Extract the lines from the start through the line that holds "from bokeh.core.properties import value", both included, omitting all images.

* Start *

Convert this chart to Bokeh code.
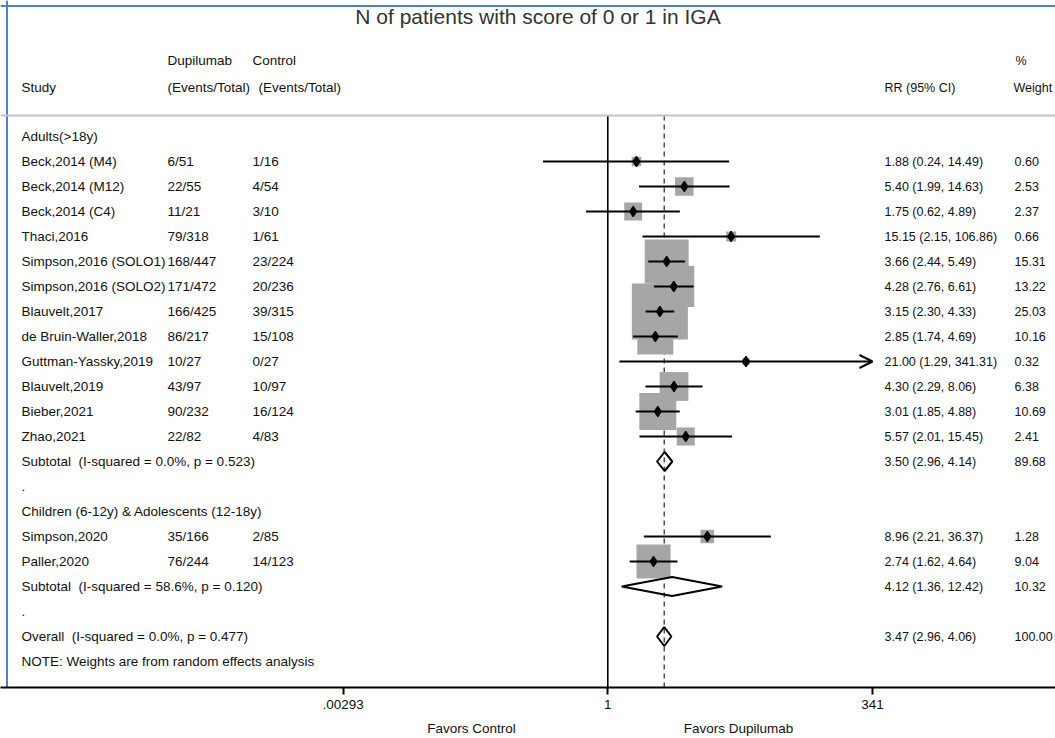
import math
from bokeh.plotting import figure
from bokeh.models import (Range1d, FixedTicker, Span, Arrow, OpenHead,
                          ColumnDataSource, LinearScale, LinearAxis)
from bokeh.embed import file_html
from bokeh.resources import INLINE
from bokeh.core.properties import value

# ---------------- data ----------------
title_text = "N of patients with score of 0 or 1 in IGA"
groups = ["Adults(>18y)", "Children (6-12y) & Adolescents (12-18y)"]
studies = ["Beck,2014 (M4)", "Beck,2014 (M12)", "Beck,2014 (C4)", "Thaci,2016",
           "Simpson,2016 (SOLO1)", "Simpson,2016 (SOLO2)", "Blauvelt,2017",
           "de Bruin-Waller,2018", "Guttman-Yassky,2019", "Blauvelt,2019",
           "Bieber,2021", "Zhao,2021", "Simpson,2020", "Paller,2020"]
study_group = [0, 0, 0, 0, 0, 0, 0, 0, 0, 0, 0, 0, 1, 1]
dupi = ["6/51", "22/55", "11/21", "79/318", "168/447", "171/472", "166/425",
        "86/217", "10/27", "43/97", "90/232", "22/82", "35/166", "76/244"]
ctrl = ["1/16", "4/54", "3/10", "1/61", "23/224", "20/236", "39/315",
        "15/108", "0/27", "10/97", "16/124", "4/83", "2/85", "14/123"]
rr = [1.88, 5.40, 1.75, 15.15, 3.66, 4.28, 3.15, 2.85, 21.00, 4.30, 3.01, 5.57, 8.96, 2.74]
lo = [0.24, 1.99, 0.62, 2.15, 2.44, 2.76, 2.30, 1.74, 1.29, 2.29, 1.85, 2.01, 2.21, 1.62]
hi = [14.49, 14.63, 4.89, 106.86, 5.49, 6.61, 4.33, 4.69, 341.31, 8.06, 4.88, 15.45, 36.37, 4.64]
wt = [0.60, 2.53, 2.37, 0.66, 15.31, 13.22, 25.03, 10.16, 0.32, 6.38, 10.69, 2.41, 1.28, 9.04]

sub_labels = ["Subtotal  (I-squared = 0.0%, p = 0.523)", "Subtotal  (I-squared = 58.6%, p = 0.120)"]
sub_rr = [3.50, 4.12]
sub_lo = [2.96, 1.36]
sub_hi = [4.14, 12.42]
sub_wt = [89.68, 10.32]

overall_label = "Overall  (I-squared = 0.0%, p = 0.477)"
ov_rr = 3.47
ov_lo = 2.96
ov_hi = 4.06
ov_wt = 100.00

note_text = "NOTE: Weights are from random effects analysis"
header1 = ["Dupilumab", "Control", "%"]
header2 = ["Study", "(Events/Total)", "(Events/Total)", "RR (95% CI)", "Weight"]
tick_vals = [0.00293, 1, 341]
tick_labels = [".00293", "1", "341"]
favors = ["Favors Control", "Favors Dupilumab"]

# ---------------- layout ----------------
FONT = value("Liberation Sans")
W, H = 1055, 738
AXIS_Y = 687                        # page px of the axis line
PX0, PXDEC = 607.3, 104.5           # page px of RR=1, px per decade
def page_y_to_row(y):
    return (y - 136.0) / 25.0

def keep_spaces(s):
    return s.replace("  ", " \u00a0")

rows_study = []
row_group = []
row_sub = []
row_dot = []
r = 0
for g in range(len(groups)):
    row_group.append(r); r += 1
    for i, sg in enumerate(study_group):
        if sg == g:
            rows_study.append(r); r += 1
    row_sub.append(r); r += 1
    row_dot.append(r); r += 1
row_overall = r; r += 1
row_note = r

x_max = tick_vals[-1]
axis_row = page_y_to_row(AXIS_Y)
top_line_row = page_y_to_row(115)

p = figure(width=W, height=H, x_axis_type="log",
           x_range=Range1d(10 ** ((0 - PX0) / PXDEC), 10 ** ((W - PX0) / PXDEC)),
           y_range=Range1d(page_y_to_row(AXIS_Y), page_y_to_row(0)),
           output_backend="svg", toolbar_location=None, y_axis_location=None,
           min_border_left=0, min_border_right=0, min_border_top=0,
           min_border_bottom=H - AXIS_Y)
p.extra_x_ranges = {"px": Range1d(0, W)}
p.extra_x_scales = {"px": LinearScale()}
p.outline_line_color = None
p.xgrid.visible = False
p.ygrid.visible = False
p.background_fill_color = "white"
p.border_fill_color = "white"

ax = p.xaxis[0]
ax.ticker = FixedTicker(ticks=tick_vals)
ax.major_label_overrides = {v: l for v, l in zip(tick_vals, tick_labels)}
ax.axis_line_width = 2
ax.axis_line_color = "black"
ax.major_tick_line_width = 2
ax.major_tick_line_color = "black"
ax.major_tick_out = 7
ax.major_tick_in = 0
ax.minor_tick_line_color = None
ax.major_label_standoff = 5
ax.major_label_text_font = "Liberation Sans"
ax.major_label_text_font_size = "13.5px"
ax.major_label_text_color = "#111111"

# second axis carrying the "Favors" captions
fav_x = [471, 738]
ax2 = LinearAxis(x_range_name="px", ticker=FixedTicker(ticks=fav_x),
                 major_label_overrides={x: t for x, t in zip(fav_x, favors)},
                 axis_line_color=None, major_tick_line_color=None,
                 minor_tick_line_color=None, major_tick_out=0, major_tick_in=0,
                 major_label_standoff=9, major_label_text_font="Liberation Sans",
                 major_label_text_font_size="13.5px", major_label_text_color="#111111")
p.add_layout(ax2, "below")

# blue frame edges (left and top)
p.segment(x0=[6.5, 0], y0=[page_y_to_row(AXIS_Y), page_y_to_row(5.5)],
          x1=[6.5, W], y1=[page_y_to_row(0), page_y_to_row(5.5)],
          x_range_name="px", line_color="#4f81bd", line_width=2)

# header separator
p.add_layout(Span(location=top_line_row, dimension="width", line_color="#c4c4c4", line_width=2))

# null line and overall line
p.segment(x0=[1], y0=[top_line_row], x1=[1], y1=[axis_row], line_color="black", line_width=1.6)
p.segment(x0=[ov_rr], y0=[top_line_row], x1=[ov_rr], y1=[axis_row],
          line_color="#505050", line_width=1.5, line_dash="5 4")

# boxes (area proportional to weight)
side = [11.0 * math.sqrt(w) + 1.0 for w in wt]
p.scatter(x=rr, y=rows_study, marker="square", size=side, fill_color="#a6a6a6",
          line_color=None)

# CI lines (clipped ones get an arrow)
seg_x0, seg_x1, seg_y = [], [], []
for i in range(len(rr)):
    if hi[i] > x_max:
        p.add_layout(Arrow(end=OpenHead(size=13, line_width=2, line_color="black"),
                           x_start=lo[i], y_start=rows_study[i], x_end=x_max,
                           y_end=rows_study[i], line_width=2, line_color="black"))
    else:
        seg_x0.append(lo[i]); seg_x1.append(hi[i]); seg_y.append(rows_study[i])
p.segment(x0=seg_x0, y0=seg_y, x1=seg_x1, y1=seg_y, line_color="black", line_width=2)

p.scatter(x=rr, y=rows_study, marker="diamond", size=11, fill_color="black",
          line_color="black")

# diamonds
d_est = sub_rr + [ov_rr]
d_lo = sub_lo + [ov_lo]
d_hi = sub_hi + [ov_hi]
d_row = row_sub + [row_overall]
hh = 0.38
xs = [[l, e, h, e] for l, e, h in zip(d_lo, d_est, d_hi)]
ys = [[rw, rw - hh, rw, rw + hh] for rw in d_row]
p.patches(xs=xs, ys=ys, fill_alpha=0, line_color="black", line_width=2)

# ---------------- texts ----------------
def fmt_ci(e, l, h):
    return "%.2f (%.2f, %.2f)" % (e, l, h)

left_txt, left_x, left_y = [], [], []
right_txt, right_x, right_y = [], [], []

for g, rw in zip(groups, row_group):
    left_txt.append(g); left_x.append(21); left_y.append(rw)
for i, rw in enumerate(rows_study):
    left_txt += [studies[i], dupi[i], ctrl[i]]
    left_x += [21, 167, 252]
    left_y += [rw, rw, rw]
    right_txt += [fmt_ci(rr[i], lo[i], hi[i]), "%.2f" % wt[i]]
    right_x += [884, 1014]
    right_y += [rw, rw]
for k, rw in enumerate(row_sub):
    left_txt.append(keep_spaces(sub_labels[k])); left_x.append(21); left_y.append(rw)
    right_txt += [fmt_ci(sub_rr[k], sub_lo[k], sub_hi[k]), "%.2f" % sub_wt[k]]
    right_x += [884, 1014]
    right_y += [rw, rw]
for rw in row_dot:
    left_txt.append("."); left_x.append(21); left_y.append(rw)
left_txt.append(keep_spaces(overall_label)); left_x.append(21); left_y.append(row_overall)
right_txt += [fmt_ci(ov_rr, ov_lo, ov_hi), "%.2f" % ov_wt]
right_x += [884, 1014]
right_y += [row_overall, row_overall]
left_txt.append(note_text); left_x.append(21); left_y.append(row_note)

h1y = page_y_to_row(60)
h2y = page_y_to_row(87)
left_txt += [header1[0], header1[1]]
left_x += [167, 252]
left_y += [h1y, h1y]
left_txt += [header2[0], header2[1], header2[2]]
left_x += [21, 167, 258]
left_y += [h2y, h2y, h2y]
right_txt += [header1[2], header2[3], header2[4]]
right_x += [1015, 884, 1013]
right_y += [h1y, h2y, h2y]

p.text(x="x", y="y", text="t", x_range_name="px",
       source=ColumnDataSource(dict(x=left_x, y=left_y, t=left_txt)),
       text_font=FONT, text_font_size="13.5px", text_color="#111111",
       text_align="left", text_baseline="middle")
p.text(x="x", y="y", text="t", x_range_name="px",
       source=ColumnDataSource(dict(x=right_x, y=right_y, t=right_txt)),
       text_font=FONT, text_font_size="12.5px", text_color="#111111",
       text_align="left", text_baseline="middle")

p.text(x=[537.5], y=[page_y_to_row(16)], text=[title_text], x_range_name="px",
       text_font=FONT, text_font_size="21px", text_color="#333333",
       text_align="center", text_baseline="middle")

open("out.html", "w").write(file_html(p, INLINE))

* End *

**TASK RESPONSE**
Convert this chart to Bokeh code.
import math
from bokeh.plotting import figure
from bokeh.models import (Range1d, FixedTicker, Span, Arrow, OpenHead,
                          ColumnDataSource, LinearScale, LinearAxis)
from bokeh.embed import file_html
from bokeh.resources import INLINE
from bokeh.core.properties import value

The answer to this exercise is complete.